The answer is resoundingly no. Such a goal displays a fundamental misunderstanding of the social world. Social things and processes at every level are the contingent and interactive result of the activities of individual actors. Individuals are influenced by the social environment in which they live; so there is no reductionist strategy available here, reducing social properties to purely individual properties. But the key words here are “contingent” and “interactive”. There is no God’s-eye answer to the question, why did Chicago become the metropolis of the central North American continent rather than St. Louis? Instead, there is history — the choices made by early railroad investors and route designers, the availability of timber in Michigan but not Missouri, a particularly effective group of early city politicians in Chicago compared to St. Louis, the comparative influence on the national scene of Illinois and Missouri. These are all contingent and path-dependent factors deriving from the situated choices of actors at various levels of decision making throughout the century. And when we push down into lower levels of the filigree of social activity, we find equally contingent processes. Why did Motown come to dominate musical culture for a few decades in Detroit and beyond? Why did professional football take off but professional soccer did not? Why are dating patterns different in Silicon Valley than Iowa City? None of these questions have law-driven answers. Instead, in every case the answer will be a matter of pathway-tracing, examining the contingent turning points that brought us to the situation in question.

What this argument is meant to make clear is that the social world is not like the natural world. It is fundamentally “historical” (meaning that the present is unavoidably influenced by the past); contingent (meaning that events could have turned out differently); and causally plural (meaning that there is no core set of “social forces” that jointly serve to drive all social change). 
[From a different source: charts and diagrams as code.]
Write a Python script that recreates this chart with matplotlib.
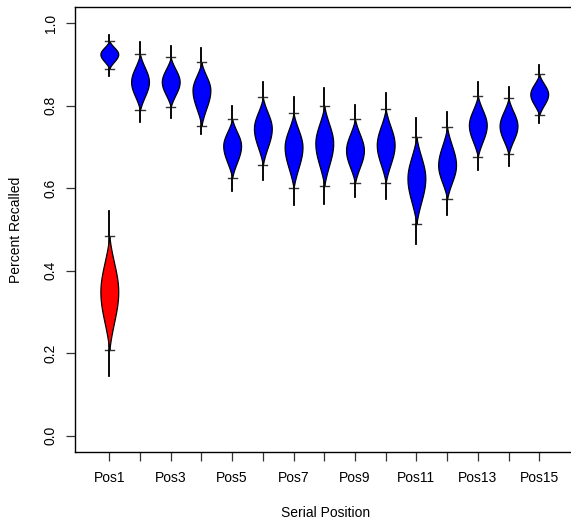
import numpy as np
import matplotlib.pyplot as plt

plt.rcParams['font.family'] = ['Liberation Sans', 'DejaVu Sans']

# violin summaries (fraction recalled)
positions = list(range(1, 16))
labels = ['Pos%d' % p for p in positions]
blue_max = [0.972, 0.955, 0.945, 0.939, 0.799, 0.857, 0.822, 0.842, 0.802, 0.830, 0.771, 0.785, 0.857, 0.846, 0.899]
blue_hi = [0.957, 0.925, 0.917, 0.905, 0.768, 0.820, 0.782, 0.800, 0.768, 0.792, 0.725, 0.748, 0.824, 0.818, 0.876]
blue_peak = [0.925, 0.858, 0.858, 0.838, 0.703, 0.745, 0.700, 0.709, 0.692, 0.705, 0.624, 0.656, 0.753, 0.751, 0.828]
blue_lo = [0.890, 0.789, 0.797, 0.751, 0.625, 0.656, 0.600, 0.605, 0.612, 0.613, 0.513, 0.574, 0.676, 0.682, 0.777]
blue_min = [0.873, 0.760, 0.771, 0.732, 0.593, 0.619, 0.559, 0.561, 0.578, 0.573, 0.466, 0.535, 0.644, 0.654, 0.757]

# the single red violin at Pos1
red_pos = 1
red_stats = [0.145, 0.207, 0.349, 0.484, 0.544]  # min, lo, peak, hi, max

HALF_W = 0.29
TICK_W = 0.15


def violin(ax, x, vmin, lo, peak, hi, vmax, color):
    # whisker line sits under the body
    ax.plot([x, x], [vmin, vmax], color='black', lw=1.1, zorder=2)
    y = np.linspace(lo, hi, 200)
    d = np.where(y >= peak, (y - peak) / (hi - peak), (peak - y) / (peak - lo))
    floor = np.exp(-0.5 * 1.9 ** 2)
    w = (np.exp(-0.5 * (1.9 * d) ** 2) - floor) / (1 - floor) * HALF_W
    ax.fill_betweenx(y, x - w, x + w, facecolor=color, edgecolor='black', lw=0.9, zorder=3)
    # little cross marks at the quantiles
    for q in (lo, hi):
        ax.plot([x - TICK_W, x + TICK_W], [q, q], color='#333333', lw=1.0, zorder=4)
    ax.plot([x, x], [hi, vmax], color='black', lw=1.1, zorder=4)
    ax.plot([x, x], [vmin, lo], color='black', lw=1.1, zorder=4)


fig = plt.figure(figsize=(5.71, 5.20), dpi=100)
ax = fig.add_axes([0.1319, 0.1302, 0.8751, 0.8569])

for i, p in enumerate(positions):
    violin(ax, p, blue_min[i], blue_lo[i], blue_peak[i], blue_hi[i], blue_max[i], 'blue')
violin(ax, red_pos, *red_stats, 'red')

ax.set_xlim(-0.107, 16.165)
ax.set_ylim(-0.04, 1.04)

ax.set_xticks(positions)
ax.set_xticklabels([lab if i % 2 == 0 else '' for i, lab in enumerate(labels)])
ax.set_yticks([0.0, 0.2, 0.4, 0.6, 0.8, 1.0])
ax.set_yticklabels(['0.0', '0.2', '0.4', '0.6', '0.8', '1.0'], rotation=90, va='center')

ax.tick_params(axis='both', direction='out', length=6.5, width=0.9, labelsize=10, color='#333333')
ax.tick_params(axis='x', pad=7)
ax.tick_params(axis='y', pad=6.3)

for s in ax.spines.values():
    s.set_linewidth(1.0)
    s.set_color('black')
ax.spines['right'].set_visible(False)

ax.set_xlabel('Serial Position', fontsize=10, labelpad=15)
ax.set_ylabel('Percent Recalled', fontsize=10, labelpad=15)

fig.savefig('out.png', dpi=100)
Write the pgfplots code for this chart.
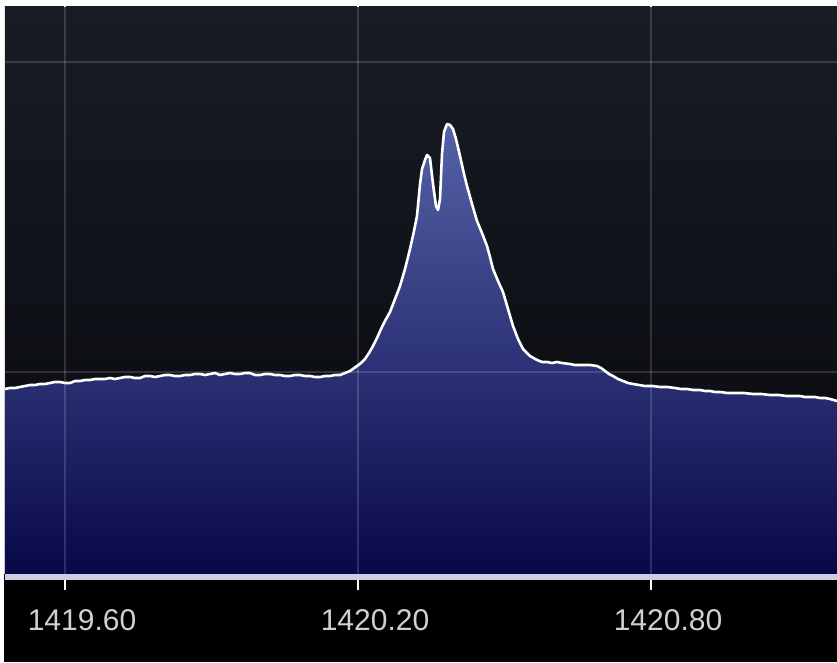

It also means that there is no “canonical” description of the social world. With classical physics we had the idea that nature could be described as a set of objects with mass and momentum; electromagnetic radiation with properties of frequency and velocity; atoms and molecules with fixed properties and forces; etc. But this is not the case with the social world. New kinds of processes come and go, and it is always open to a social researcher to identify a new trend or process and to attempt to make sense of this process in its context. 

I don’t mean to suggest that social phenomena do not admit of explanation at all. We can provide mid-level explanations of a vast range of social patterns and events, from the denuding of Michigan forests in the 1900s to the incidence of first names over time. What we cannot do is to provide a general theory that suffices as an explanatory basis for identifying and explaining all social phenomena. The social sciences are at their best when they succeed in identifying mechanisms that underlie familiar social patterns. And these mechanisms are most credible when they are actor-centered, in the sense that they illuminate the ways that individual actors’ behavior is influenced or generated so as to produce the outcome in question. 

In short: the social realm is radically different from the natural realm, and it is crucial for social scientists to have this in mind as they formulate their research and theoretical ideas.

(I used the portrait of Dos Passos above for this post because of the fragmented and plural way in which he seeks to represent a small slice of social reality in U.S.A. This works better than a single orderly narrative of events framed by the author’s own view of the period.)